Tomorrow marks the 5th anniversary since the federal minimum wage was raised to $7.25 and many workers say their families are barely making it.
"It's very tough, very, very tough," said Verna Matheny. "You can't do anything. You don't have enough money to do anything by the time you get your paycheck it's gone."
Matheny makes $7.95 an hour which supports her - and her 9 year old son Kenneth.
"I might want a new pair of shoes but if he needs a uniform then that money has to go to him," said Matheny. "Then you have gas and electric."
Matheny and her son were waiting in line to receive free fruit and vegetables from a local food pantry. She says to help suppliment her budget she's also working side jobs like babysitting and hair cutting .
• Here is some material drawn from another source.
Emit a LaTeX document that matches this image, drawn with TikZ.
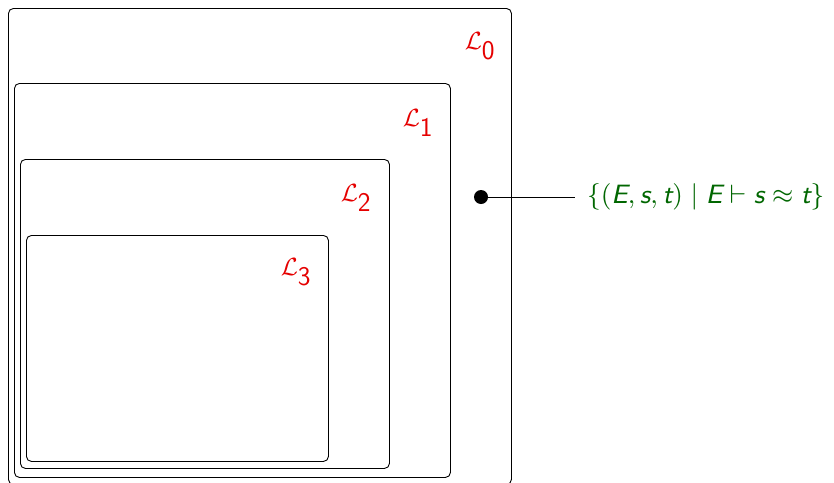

"You don't know whether to buy groceries or pay rent," said Matheny. "It's one or the other and you have to have a roof over your head."
To better understand Verna and other minimum wage workers, former governor Ted Strickland is living on minimum wage this week.
He's allocated $77 dollars for seven days after subtracting money for rent and taxes.
"I have found myself looking for newspapers that others have discarded to read so I won't have to use part of my $77 dollars to buy a newspaper," said Strickland.
Strickland says he's also cut way back on meals.
"Last night I had a slice of bread, some fried bologna and cheese," said Strickland.
Matheny hopes for any increase in the near future.
"I mean just to raise it a little bit, I'm quite sure it would help somewhere," said Matheny.
Republicans and the business community have long argued that raising the minimum wage would lead to layoffs of workers and negatively affect the economy.